Mesa Verde Spruce Tree House
In 1888, two ranchers sought after stray cattle, and stumbled upon the remains of a thirteenth-century cliff-dwelling of the Ancestral Pueblo people. According to the legend of discovery, a tree grew from in front of the remnants of the Native American dwellings to the top of the mesa. The ranchers labeled the tree as a spruce, thus the cliff-dwelling became known as the Spruce Tree House.
This cliff-dwelling reached several stories high, and housed about sixty to ninety people in its 129 rooms. The Ancestral Pueblo people also constructed eight kivas, which served as centers of their religious ceremonies. The population supported themselves by farming on the mesa-top, which they reached by climbing the cliff-wall using man-made holes. Those who did not farm and harvest the crops worked to preserve the goods to sustain the community in times of drought. Several generations resided at the Spruce Tree House until the Ancestral Pueblo people left the region in the early fourteenth century.
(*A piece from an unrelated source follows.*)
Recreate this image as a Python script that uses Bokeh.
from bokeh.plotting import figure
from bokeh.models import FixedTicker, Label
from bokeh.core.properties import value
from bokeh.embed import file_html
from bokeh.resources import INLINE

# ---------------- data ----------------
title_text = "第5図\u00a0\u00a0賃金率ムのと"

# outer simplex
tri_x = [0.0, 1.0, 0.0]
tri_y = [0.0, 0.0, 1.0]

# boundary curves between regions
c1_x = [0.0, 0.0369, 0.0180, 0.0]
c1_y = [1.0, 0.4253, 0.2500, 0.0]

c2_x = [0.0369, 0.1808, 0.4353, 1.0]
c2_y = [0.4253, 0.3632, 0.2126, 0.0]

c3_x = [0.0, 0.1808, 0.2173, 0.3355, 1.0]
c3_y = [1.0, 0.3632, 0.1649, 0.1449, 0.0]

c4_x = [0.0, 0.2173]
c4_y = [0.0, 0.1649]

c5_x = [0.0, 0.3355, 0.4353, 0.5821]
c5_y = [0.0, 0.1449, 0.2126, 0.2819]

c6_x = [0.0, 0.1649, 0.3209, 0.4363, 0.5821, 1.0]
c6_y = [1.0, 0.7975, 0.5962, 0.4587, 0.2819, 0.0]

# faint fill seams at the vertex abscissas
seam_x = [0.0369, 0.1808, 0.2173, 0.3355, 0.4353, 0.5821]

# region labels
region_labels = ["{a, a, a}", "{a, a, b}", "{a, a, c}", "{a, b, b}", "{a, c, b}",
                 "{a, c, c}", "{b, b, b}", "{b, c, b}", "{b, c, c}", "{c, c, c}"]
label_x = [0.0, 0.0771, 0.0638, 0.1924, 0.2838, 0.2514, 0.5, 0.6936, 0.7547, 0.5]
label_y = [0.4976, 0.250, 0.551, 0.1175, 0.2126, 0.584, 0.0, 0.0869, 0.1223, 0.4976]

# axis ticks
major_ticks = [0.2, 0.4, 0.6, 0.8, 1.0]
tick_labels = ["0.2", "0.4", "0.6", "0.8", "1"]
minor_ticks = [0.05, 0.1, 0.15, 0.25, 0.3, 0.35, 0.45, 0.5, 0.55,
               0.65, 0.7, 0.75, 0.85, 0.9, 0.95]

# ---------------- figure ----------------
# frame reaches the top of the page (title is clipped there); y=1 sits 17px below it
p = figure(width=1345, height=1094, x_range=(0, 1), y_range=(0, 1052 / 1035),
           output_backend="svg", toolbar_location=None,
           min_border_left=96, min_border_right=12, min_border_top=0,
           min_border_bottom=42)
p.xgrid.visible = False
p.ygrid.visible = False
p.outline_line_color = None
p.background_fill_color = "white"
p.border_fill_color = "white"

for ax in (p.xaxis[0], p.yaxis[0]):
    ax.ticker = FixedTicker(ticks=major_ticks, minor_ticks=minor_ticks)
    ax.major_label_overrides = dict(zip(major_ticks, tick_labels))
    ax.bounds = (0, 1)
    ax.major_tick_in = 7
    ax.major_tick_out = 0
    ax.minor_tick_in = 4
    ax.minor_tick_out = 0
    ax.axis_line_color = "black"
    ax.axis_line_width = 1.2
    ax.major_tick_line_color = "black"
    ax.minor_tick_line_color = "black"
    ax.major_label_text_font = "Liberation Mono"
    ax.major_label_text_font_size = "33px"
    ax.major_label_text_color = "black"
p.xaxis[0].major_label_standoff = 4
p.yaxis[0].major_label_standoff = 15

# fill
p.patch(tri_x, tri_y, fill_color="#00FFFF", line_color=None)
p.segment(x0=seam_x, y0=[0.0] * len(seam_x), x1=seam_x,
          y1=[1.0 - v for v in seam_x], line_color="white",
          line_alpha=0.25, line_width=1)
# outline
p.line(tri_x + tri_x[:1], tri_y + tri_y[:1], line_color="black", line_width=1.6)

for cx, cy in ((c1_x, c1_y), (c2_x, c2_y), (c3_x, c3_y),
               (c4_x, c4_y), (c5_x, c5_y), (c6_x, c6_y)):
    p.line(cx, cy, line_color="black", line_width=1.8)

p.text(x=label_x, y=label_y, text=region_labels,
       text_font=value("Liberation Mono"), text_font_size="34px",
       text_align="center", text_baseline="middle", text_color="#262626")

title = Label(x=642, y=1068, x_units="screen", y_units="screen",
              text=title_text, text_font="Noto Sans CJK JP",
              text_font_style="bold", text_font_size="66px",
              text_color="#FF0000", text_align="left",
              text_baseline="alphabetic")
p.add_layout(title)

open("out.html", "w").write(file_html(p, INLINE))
The National Park Service now protects and preserves the archeological site of the Spruce Tree House within the Mesa Verde National Park in southwestern Colorado. The National Park Service has teamed-up with the Architectural Conservation Laboratory in their preservation efforts, to identify and document which areas of the structure are in most need of protection from deterioration. Their efforts have resulted in some of the best preserved cliff-dwellings on the continent. The archeological site can be seen by taking a short half-mile hike from the Chapin Mesa Archeological Museum.